A new artificial intelligence (AI)-based lunar mapping technology has accurately mapped over 6,000 new craters on Earth's moon in just hours, the media reported.
The moon is dotted with a vast number of craters, some billions of years old.
Using the new lunar mapping technique, the technology successfully counted new pockmarks on the moon -- some 6,000 of them -- through available datasets from previous lunar observation information, Tech Times reported.
"Basically, we need to manually look at an image, locate and count the craters and then calculate how large they are based on the size of the image," Mohamad Ali-Dib, from the Centre for Planetary Sciences at University of Toronto Scarborough, Canada, was quoted as saying.
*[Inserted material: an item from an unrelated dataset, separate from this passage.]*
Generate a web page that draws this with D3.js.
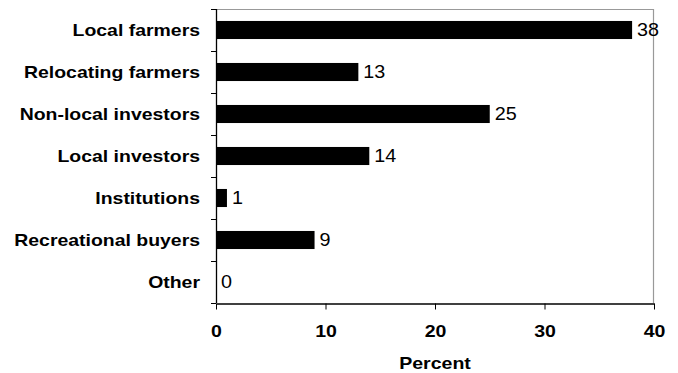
<!DOCTYPE html>
<html>
<head>
<meta charset="utf-8">
<script src="https://cdn.jsdelivr.net/npm/d3@7"></script>
<style>
  html, body { margin: 0; padding: 0; background: #fff; }
  svg { display: block; font-family: "Liberation Sans", Arial, sans-serif; }
</style>
</head>
<body>
<svg id="chart" width="678" height="373"></svg>
<script>
// Buyer categories and their share of purchases (percent)
const categories = ["Local farmers", "Relocating farmers", "Non-local investors", "Local investors", "Institutions", "Recreational buyers", "Other"];
const percents = [38, 13, 25, 14, 1, 9, 0];
const xTicks = [0, 10, 20, 30, 40];
const xTitle = "Percent";

const svg = d3.select("#chart");
const plot = { left: 216, right: 654, top: 9, bottom: 303 };
const sx = 1.13; // horizontal stretch of the lettering

const x = d3.scaleLinear().domain([0, 40]).range([plot.left, plot.right]);
const y = d3.scaleBand().domain(categories).range([plot.top, plot.bottom]).paddingInner(0.57).paddingOuter(0.285);
const band = d3.scaleBand().domain(categories).range([plot.top, plot.bottom]);

// Plot frame: grey top and right edges
svg.append("path")
  .attr("d", `M${plot.left},${plot.top + 0.5}H${plot.right - 0.5}V${plot.bottom}`)
  .attr("fill", "none").attr("stroke", "#999").attr("stroke-width", 1.2);

// Bars
svg.append("g").selectAll("rect").data(categories).join("rect")
  .attr("x", plot.left)
  .attr("y", d => y(d))
  .attr("width", (d, i) => x(percents[i]) - plot.left)
  .attr("height", y.bandwidth())
  .attr("fill", "#000");

// Value labels
svg.append("g").selectAll("text").data(categories).join("text")
  .attr("transform", (d, i) => `translate(${x(percents[i]) + 5},${band(d) + band.bandwidth() / 2 + 6}) scale(${sx},1)`)
  .attr("font-size", 17.5)
  .attr("fill", "#000")
  .text((d, i) => percents[i]);

// Left axis: ticks sit on category boundaries
const yAxis = svg.append("g");
yAxis.append("line")
  .attr("x1", plot.left + 0.5).attr("x2", plot.left + 0.5)
  .attr("y1", plot.top).attr("y2", plot.bottom)
  .attr("stroke", "#000").attr("stroke-width", 1.3);
const bounds = categories.map(d => band(d)).concat([plot.bottom]);
yAxis.selectAll(".tk").data(bounds).join("line")
  .attr("x1", plot.left - 5).attr("x2", plot.left)
  .attr("y1", d => Math.round(d) + 0.5).attr("y2", d => Math.round(d) + 0.5)
  .attr("stroke", "#000");
yAxis.selectAll("text").data(categories).join("text")
  .attr("transform", d => `translate(${plot.left - 16},${band(d) + band.bandwidth() / 2 + 6}) scale(${sx},1)`)
  .attr("text-anchor", "end")
  .attr("font-size", 17.2).attr("font-weight", "bold")
  .text(d => d);

// Bottom axis
const xAxis = svg.append("g")
  .attr("transform", `translate(0,${plot.bottom + 0.5})`)
  .call(d3.axisBottom(x).tickValues(xTicks).tickSize(6).tickSizeOuter(0));
xAxis.select(".domain").attr("stroke-width", 1.3);
xAxis.selectAll(".tick text")
  .attr("y", 0).attr("dy", 0)
  .attr("transform", `translate(0,33.5) scale(${sx},1)`)
  .attr("font-size", 17.3).attr("font-weight", "bold")
  .attr("font-family", "Liberation Sans, Arial, sans-serif");

svg.append("text")
  .attr("transform", `translate(${(plot.left + plot.right) / 2},369) scale(${sx},1)`)
  .attr("text-anchor", "middle")
  .attr("font-size", 17.3).attr("font-weight", "bold")
  .text(xTitle);
</script>
</body>
</html>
For the study, published in the journal Icarus, the team first trained the convolutional neural network on a dataset covering two-thirds of the moon. They then tested the neural network on the remaining third of the moon.
The results yield 92 percent of craters from human-generated test sets and almost twice of the total number of crater detections.
They were able to spot about 6,000 previously unidentified craters on the moon's surface.
Out of the new craters discovered, 15 percent are smaller in diameter than the minimum crater size in the ground-truth dataset.
The errors compared to the human-generated datasets are only 11 percent or less, making the deep-learning tool useful in automatically extracting crater information on various solar system bodies.
The same network also successfully detected craters on Mercury, which has a completely distinct surface compared to the moon, the report said.